La détermination de Mounia Aki est remarquable. Elle l’est d’autant plus que Cyril Aris décrit, à coups d’archives, un pays, le Liban, qui n’a jamais eu de cesse de se débattre avec des crises politiques et économiques. Tous les protagonistes qui traversent le documentaire sont d’une profondeur et d’une sincérité troublantes. Ils témoignent de leurs existences qu’ils jugent vides, du passage du temps et de leur isolement. Et pourtant, ils perdurent dans une détermination sans faille qui leur permet de produire, écrire, tourner et jouer une œuvre de cinéma. La politique s’invite en plein tournage avec le résultat des élections, quand la productrice ne se décourage pas en perdant des crédits rongés par la dévaluation de la monnaie du pays, ou lorsque des inondations démolissent les décors.

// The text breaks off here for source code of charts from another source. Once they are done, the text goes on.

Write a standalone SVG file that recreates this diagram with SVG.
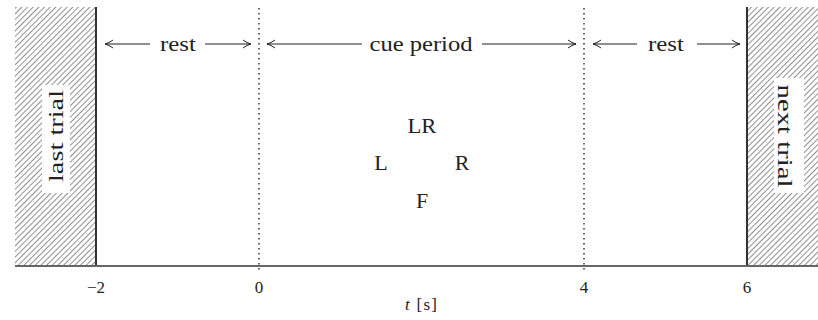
<svg xmlns="http://www.w3.org/2000/svg" width="818" height="320" viewBox="0 0 818 320">
<defs>
<pattern id="hatch" width="4" height="4" patternUnits="userSpaceOnUse" patternTransform="rotate(45)">
<line x1="0" y1="0" x2="0" y2="4" stroke="#222" stroke-width="1"/>
</pattern>
<marker id="ah" viewBox="0 0 10 10" refX="9" refY="5" markerWidth="10" markerHeight="10" markerUnits="userSpaceOnUse" orient="auto-start-reverse">
<path d="M1,1 Q5,4 9,5 Q5,6 1,9" fill="none" stroke="#222" stroke-width="1"/>
</marker>
<style>
text{font-family:"Liberation Serif","DejaVu Serif",serif;fill:#222}
.lab{font-size:22px}
.tick{font-size:17px}
.arr{stroke:#222;stroke-width:1.2;fill:none}
.dot{stroke:#333;stroke-width:1.5;stroke-dasharray:1.5 3.5}
.solid{stroke:#333;stroke-width:2}
</style>
</defs>
<rect width="818" height="320" fill="#fff"/>
<g id="last-trial">
<rect x="15" y="7" width="81" height="259" fill="url(#hatch)"/>
<rect x="42" y="85" width="28" height="108" fill="#fff"/>
<text class="lab" transform="translate(63,136) rotate(-90)" text-anchor="middle" textLength="92" lengthAdjust="spacingAndGlyphs">last trial</text>
</g>
<g id="next-trial">
<rect x="747" y="7" width="71" height="259" fill="url(#hatch)"/>
<rect x="774" y="78" width="30" height="115" fill="#fff"/>
<text class="lab" transform="translate(778,136) rotate(90)" text-anchor="middle" textLength="103" lengthAdjust="spacingAndGlyphs">next trial</text>
</g>
<g id="axis">
<line class="solid" x1="96" y1="7" x2="96" y2="266"/>
<line class="solid" x1="747" y1="7" x2="747" y2="266"/>
<line class="dot" x1="259" y1="8" x2="259" y2="272"/>
<line class="dot" x1="584" y1="8" x2="584" y2="272"/>
<line x1="15" y1="266" x2="818" y2="266" stroke="#666" stroke-width="2"/>
<text class="tick" x="96" y="293" text-anchor="middle">−2</text>
<text class="tick" x="259" y="293" text-anchor="middle">0</text>
<text class="tick" x="584" y="293" text-anchor="middle">4</text>
<text class="tick" x="747" y="293" text-anchor="middle">6</text>
<text class="tick" x="421" y="310" text-anchor="middle" textLength="32" lengthAdjust="spacing"><tspan font-style="italic">t</tspan> [s]</text>
</g>
<g id="connectors">
<line class="arr" x1="150" y1="44" x2="105" y2="44" marker-end="url(#ah)"/>
<line class="arr" x1="205" y1="44" x2="251" y2="44" marker-end="url(#ah)"/>
<line class="arr" x1="362" y1="44" x2="267" y2="44" marker-end="url(#ah)"/>
<line class="arr" x1="482" y1="44" x2="576" y2="44" marker-end="url(#ah)"/>
<line class="arr" x1="637" y1="44" x2="593" y2="44" marker-end="url(#ah)"/>
<line class="arr" x1="697" y1="44" x2="740" y2="44" marker-end="url(#ah)"/>
</g>
<g id="rest-1"><text class="lab" x="178" y="51" text-anchor="middle" textLength="36" lengthAdjust="spacingAndGlyphs">rest</text></g>
<g id="cue-period"><text class="lab" x="421" y="51" text-anchor="middle" textLength="103" lengthAdjust="spacingAndGlyphs">cue period</text></g>
<g id="rest-2"><text class="lab" x="666" y="51" text-anchor="middle" textLength="36" lengthAdjust="spacingAndGlyphs">rest</text></g>
<g id="LR"><text class="lab" x="422" y="133" text-anchor="middle" textLength="29" lengthAdjust="spacingAndGlyphs">LR</text></g>
<g id="L"><text class="lab" x="381" y="170" text-anchor="middle">L</text></g>
<g id="R"><text class="lab" x="462" y="170" text-anchor="middle">R</text></g>
<g id="F"><text class="lab" x="422" y="208" text-anchor="middle">F</text></g>
</svg>
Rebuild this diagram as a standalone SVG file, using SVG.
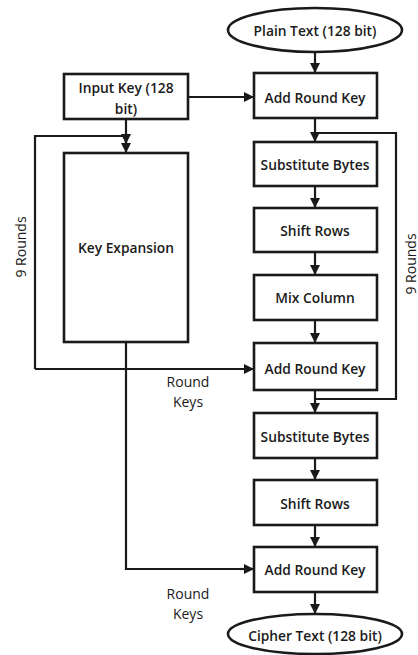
<svg xmlns="http://www.w3.org/2000/svg" width="418" height="655" viewBox="0 0 418 655">
<defs>
<marker id="ah" markerWidth="10" markerHeight="10" refX="10" refY="5" orient="auto" markerUnits="userSpaceOnUse">
<path d="M0,0 L10,5 L0,10 Z" fill="#1a1a1a"/>
</marker>
</defs>
<style>
.box{fill:#fff;stroke:#1a1a1a;stroke-width:2.6}
.t{font-family:"Open Sans","Liberation Sans",sans-serif;font-size:13.8px;font-weight:600;fill:#1a1a1a;text-anchor:middle;dominant-baseline:central}
.l{font-family:"Open Sans","Liberation Sans",sans-serif;font-size:14px;font-weight:500;fill:#1a1a1a;text-anchor:middle;dominant-baseline:central}
.c{fill:none;stroke:#1a1a1a;stroke-width:2.2}
.a{marker-end:url(#ah)}
</style>
<rect width="418" height="655" fill="#fff"/>
<g id="connectors">
<line class="c a" x1="315" y1="52" x2="315" y2="73"/>
<line class="c a" x1="188" y1="97" x2="254" y2="97"/>
<line class="c a" x1="126" y1="119" x2="126" y2="144"/>
<line class="c a" x1="126" y1="136" x2="126" y2="153"/>
<polyline class="c" points="126,136 35,136 35,369"/>
<line class="c a" x1="35" y1="369" x2="254" y2="369"/>
<line class="c a" x1="315" y1="118" x2="315" y2="142"/>
<polyline class="c" points="315,133 396,133 396,399 315,399"/>
<line class="c a" x1="315" y1="186" x2="315" y2="208"/>
<line class="c a" x1="315" y1="252" x2="315" y2="275"/>
<line class="c a" x1="315" y1="320" x2="315" y2="343"/>
<line class="c a" x1="315" y1="390" x2="315" y2="413"/>
<line class="c a" x1="315" y1="458" x2="315" y2="480"/>
<line class="c a" x1="315" y1="525" x2="315" y2="547"/>
<polyline class="c" points="126,342 126,569 244,569"/>
<line class="c a" x1="240" y1="569" x2="254" y2="569"/>
<line class="c a" x1="315" y1="592" x2="315" y2="614"/>
<text class="l" x="188" y="381">Round</text>
<text class="l" x="188" y="401">Keys</text>
<text class="l" x="188" y="593">Round</text>
<text class="l" x="188" y="613">Keys</text>
<text class="l" transform="translate(20,247) rotate(-90)" x="0" y="0">9 Rounds</text>
<text class="l" transform="translate(410,264) rotate(-90)" x="0" y="0">9 Rounds</text>
</g>
<g id="plain"><ellipse class="box" cx="315" cy="30" rx="87" ry="22"/><text class="t" x="315" y="30">Plain Text (128 bit)</text></g>
<g id="inputkey"><rect class="box" x="64" y="74" width="124" height="45"/><text class="t" x="126" y="87">Input Key (128</text><text class="t" x="126" y="108">bit)</text></g>
<g id="ark1"><rect class="box" x="254" y="73" width="123" height="45"/><text class="t" x="315" y="97">Add Round Key</text></g>
<g id="keyexp"><rect class="box" x="64" y="153" width="124" height="189"/><text class="t" x="126" y="247">Key Expansion</text></g>
<g id="sb1"><rect class="box" x="254" y="142" width="123" height="44"/><text class="t" x="315" y="164">Substitute Bytes</text></g>
<g id="sr1"><rect class="box" x="254" y="208" width="123" height="44"/><text class="t" x="315" y="230">Shift Rows</text></g>
<g id="mc"><rect class="box" x="254" y="275" width="123" height="45"/><text class="t" x="315" y="297">Mix Column</text></g>
<g id="ark2"><rect class="box" x="254" y="343" width="123" height="47"/><text class="t" x="315" y="368">Add Round Key</text></g>
<g id="sb2"><rect class="box" x="254" y="413" width="123" height="45"/><text class="t" x="315" y="436">Substitute Bytes</text></g>
<g id="sr2"><rect class="box" x="254" y="480" width="123" height="45"/><text class="t" x="315" y="503">Shift Rows</text></g>
<g id="ark3"><rect class="box" x="254" y="547" width="123" height="45"/><text class="t" x="315" y="569">Add Round Key</text></g>
<g id="cipher"><ellipse class="box" cx="315" cy="634" rx="87" ry="20"/><text class="t" x="315" y="635">Cipher Text (128 bit)</text></g>
</svg>
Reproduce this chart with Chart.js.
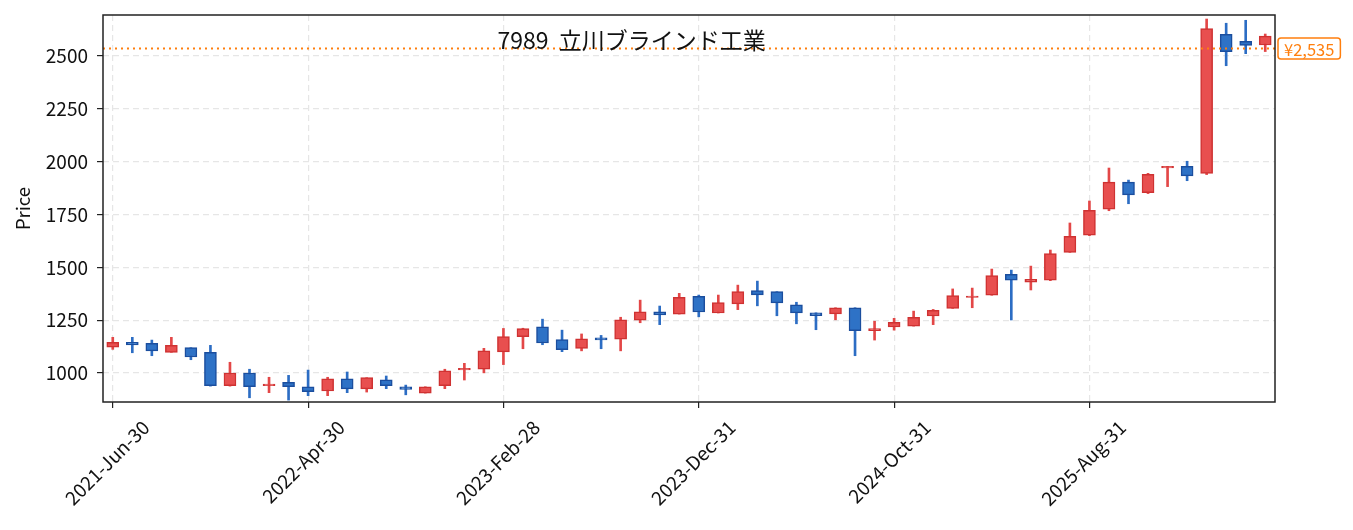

- Copyright Les Films des Deux Rives
Danser sur un volcan constitue une vraie illustration de la difficulté dans la plupart des pays du monde à réaliser un long-métrage. Trop souvent, on consomme les films qui se déroulent sur l’écran, en oubliant à quel point les réalisateurs et les équipes doivent batailler pour parvenir à leurs fins. En ce sens, le documentaire force l’admiration pour des réalisateurs libanais en l’occurrence, mais aussi iraniens, syriens, afghans, pour lesquels la création artistique procède de la résilience et du combat.
Danser sur un volcan constitue un documentaire qui rajoute à la passion du cinéma. Faire un film n’est pas juste raconter une histoire avec des acteurs, c’est lutter et réécrire le réel au service d’une fiction. Véritablement, Cyril Aris nous pousse à l’humilité.